Task statement :: Go through the material below and copy each line where the word "with" appears.

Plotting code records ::
-.-.-
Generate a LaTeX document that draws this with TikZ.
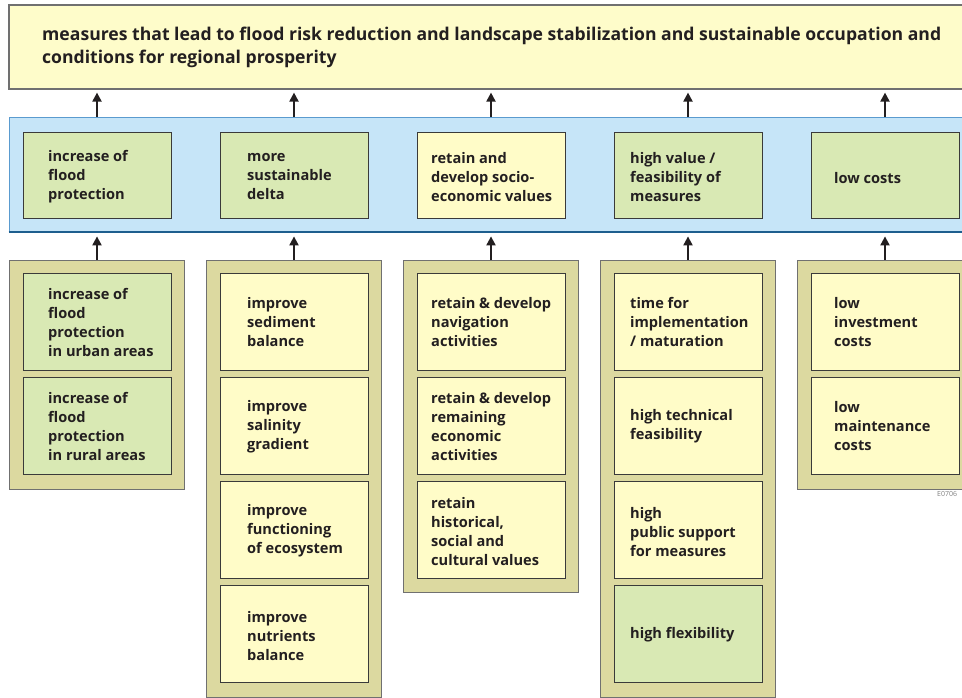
\documentclass[tikz,border=0pt]{standalone}
\usepackage{fontspec}
\setmainfont{Open Sans}
\usetikzlibrary{arrows.meta}
\definecolor{bannerfill}{HTML}{FEFCCA}
\definecolor{bandfill}{HTML}{C6E5F8}
\definecolor{bandline}{HTML}{5A9BCF}
\definecolor{banddark}{HTML}{1D5E8E}
\definecolor{grn}{HTML}{D9E9B4}
\definecolor{yel}{HTML}{FFFCC8}
\definecolor{khaki}{HTML}{DCD9A0}
\definecolor{outline}{HTML}{707070}
\definecolor{boxline}{HTML}{3A3A3A}
\definecolor{ink}{HTML}{231F20}
\tikzset{
  box/.style={draw=boxline, line width=1pt, minimum width=148pt, minimum height=97pt, inner sep=0pt},
  gbox/.style={box, fill=grn},
  ybox/.style={box, fill=yel},
  topbox/.style={minimum height=86pt},
  txt/.style={anchor=west, align=left, font=\fontsize{14.6}{19}\selectfont\bfseries, text=ink, inner sep=0pt, yshift=-1pt},
  outer/.style={draw=outline, fill=khaki, line width=1pt, minimum width=175pt, inner sep=0pt},
  arr/.style={-{Triangle[width=9pt,length=9pt]}, line width=2pt, draw=ink},
}
\begin{document}
\begin{tikzpicture}[x=1pt,y=-1pt]
\useasboundingbox (0,0) rectangle (962,698);
\clip (0,0) rectangle (962,698);
\fill[white] (0,0) rectangle (962,698);
% banner
\node[draw=outline, fill=bannerfill, line width=1.2pt, minimum width=966pt, minimum height=84pt, inner sep=0pt] (banner) at (492,47) {};
\node[anchor=west, align=left, font=\fontsize{17.6}{23}\selectfont\bfseries, text=ink, inner sep=0pt] (bannertxt) at (42,47.5)
 {measures that lead to flood risk reduction and landscape stabilization and sustainable occupation and\\conditions for regional prosperity};
% band
\node[draw=bandline, fill=bandfill, line width=0.8pt, minimum width=966pt, minimum height=115pt, inner sep=0pt] (band) at (492,174.5) {};
\draw[banddark, line width=2pt] (band.south west) -- (band.south east);
% band boxes
\node[gbox, topbox] (b1) at (97,176) {};
\node[txt] at (48,176) {increase of\\flood\\protection};
\node[gbox, topbox] (b2) at (294,176) {};
\node[txt] at (247,176) {more\\sustainable\\delta};
\node[ybox, topbox] (b3) at (491,176) {};
\node[txt] at (431,176) {retain and\\develop socio-\\economic values};
\node[gbox, topbox] (b4) at (688,176) {};
\node[txt] at (630,176) {high value /\\feasibility of\\measures};
\node[gbox, topbox] (b5) at (885,176) {};
\node[txt] at (834,177) {low costs};
% arrows band -> banner
\foreach \b in {b1,b2,b3,b4,b5}
  \draw[arr, shorten >=3pt] (band.north -| \b) -- (banner.south -| \b);
% columns
\node[outer, minimum height=229pt] (col1) at (96.5,374.5) {};
\node[outer, minimum height=437pt] (col2) at (293.5,478.5) {};
\node[outer, minimum height=332pt] (col3) at (490.5,426) {};
\node[outer, minimum height=437pt] (col4) at (687.5,478.5) {};
\node[outer, minimum height=229pt] (col5) at (884.5,374.5) {};
\foreach \c/\b in {col1/b1,col2/b2,col3/b3,col4/b4,col5/b5}
  \draw[arr, shorten >=4pt] (\c.north -| \b) -- (band.south -| \b);
% column 1
\node[gbox] (c1a) at (97,321.5) {};
\node[txt] at (48,321.5) {increase of\\flood\\protection\\in urban areas};
\node[gbox] (c1b) at (97,425.5) {};
\node[txt] at (48,425.5) {increase of\\flood\\protection\\in rural areas};
% column 2
\node[ybox] (c2a) at (294,321.5) {};
\node[txt] at (247,321.5) {improve\\sediment\\balance};
\node[ybox] (c2b) at (294,425.5) {};
\node[txt] at (247,425.5) {improve\\salinity\\gradient};
\node[ybox] (c2c) at (294,529.5) {};
\node[txt] at (247,529.5) {improve\\functioning\\of ecosystem};
\node[ybox] (c2d) at (294,633.5) {};
\node[txt] at (247,635) {improve\\nutrients\\balance};
% column 3
\node[ybox] (c3a) at (491,321.5) {};
\node[txt] at (431,321.5) {retain \& develop\\navigation\\activities};
\node[ybox] (c3b) at (491,425.5) {};
\node[txt] at (431,425.5) {retain \& develop\\remaining\\economic\\activities};
\node[ybox] (c3c) at (491,529.5) {};
\node[txt] at (431,531) {retain\\historical,\\social and\\cultural values};
% column 4
\node[ybox] (c4a) at (688,321.5) {};
\node[txt] at (630,321) {time for\\implementation\\/ maturation};
\node[ybox] (c4b) at (688,425.5) {};
\node[txt] at (630,425) {high technical\\feasibility};
\node[ybox] (c4c) at (688,529.5) {};
\node[txt] at (630,531) {high\\public support\\for measures};
\node[gbox] (c4d) at (688,633.5) {};
\node[txt] at (630,634) {high flexibility};
% column 5
\node[ybox] (c5a) at (885,321.5) {};
\node[txt] at (834,321) {low\\investment\\costs};
\node[ybox] (c5b) at (885,425.5) {};
\node[txt] at (834,425) {low\\maintenance\\costs};
% code
\node[anchor=west, inner sep=0pt, font=\fontsize{7}{8}\selectfont, text=gray] (code) at (937,494) {E0706};
\end{tikzpicture}
\end{document}
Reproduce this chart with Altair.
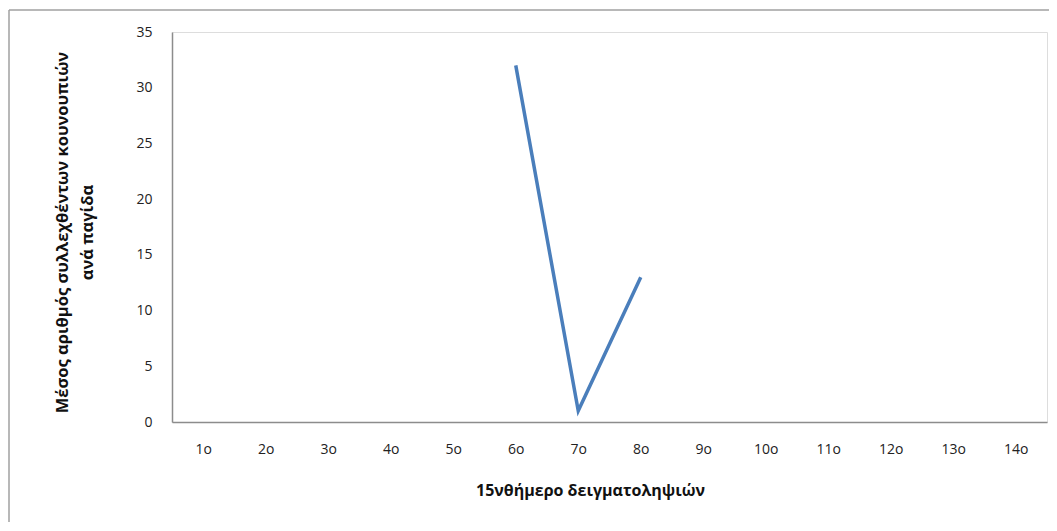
import altair as alt
import pandas as pd

categories = ["1ο", "2ο", "3ο", "4ο", "5ο", "6ο", "7ο", "8ο", "9ο", "10ο", "11ο", "12ο", "13ο", "14ο"]
values = [None, None, None, None, None, 32, 1, 13, None, None, None, None, None, None]
y_ticks = [0, 5, 10, 15, 20, 25, 30, 35]

df = pd.DataFrame({"cat": categories, "val": values})

FONT = "Open Sans"
W, H = 875, 390

x_enc = alt.X(
    "cat:N",
    sort=categories,
    scale=alt.Scale(type="point", padding=0.5),
    axis=alt.Axis(
        title="15νθήμερο δειγματοληψιών",
        labelAngle=0,
        ticks=False,
        labelPadding=20,
        labelFontSize=14,
        labelColor="#222222",
        labelFont=FONT,
        titleFont=FONT,
        titleFontSize=16,
        titleFontWeight="bold",
        titleColor="#111111",
        titlePadding=26,
        titleX=418,
        domainColor="#8c8c8c",
        domainWidth=1.5,
        grid=False,
    ),
)

y_enc = alt.Y(
    "val:Q",
    scale=alt.Scale(domain=[0, 35], nice=False),
    axis=alt.Axis(
        title=["Μέσος αριθμός συλλεχθέντων κουνουπιών", "ανά παγίδα"],
        values=y_ticks,
        ticks=False,
        labelPadding=20,
        labelFontSize=14,
        labelColor="#222222",
        labelFont=FONT,
        titleFont=FONT,
        titleFontSize=16.5,
        titleFontWeight="bold",
        titleColor="#111111",
        titlePadding=40,
        titleLineHeight=25,
        titleY=200,
        domainColor="#8c8c8c",
        domainWidth=1.5,
        grid=False,
    ),
)

line = alt.Chart(df).mark_line(color="#4A7EBB", strokeWidth=3.5).encode(
    x=x_enc, y=y_enc
)

border_top = alt.Chart(pd.DataFrame({"a": [0]})).mark_rule(color="#a0a0a0", strokeWidth=1.5).encode(
    x=alt.value(-163), x2=alt.value(W + 4), y=alt.value(-22)
)
border_left = alt.Chart(pd.DataFrame({"a": [0]})).mark_rule(color="#a0a0a0", strokeWidth=1.5).encode(
    x=alt.value(-163), y=alt.value(-22), y2=alt.value(H + 110)
)

chart = (
    alt.layer(line, border_top, border_left)
    .properties(
        width=W,
        height=H,
        autosize=alt.AutoSizeParams(type="none"),
        padding={"left": 164, "top": 24, "right": 2, "bottom": 100},
    )
    .configure_view(stroke=None)
    .configure(background="white")
)

chart.save("out.html", embed_options={"renderer": "svg", "actions": False})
-.-.-
Answer to this task ::
Generate a LaTeX document that draws this with TikZ.
Reproduce this chart with Altair.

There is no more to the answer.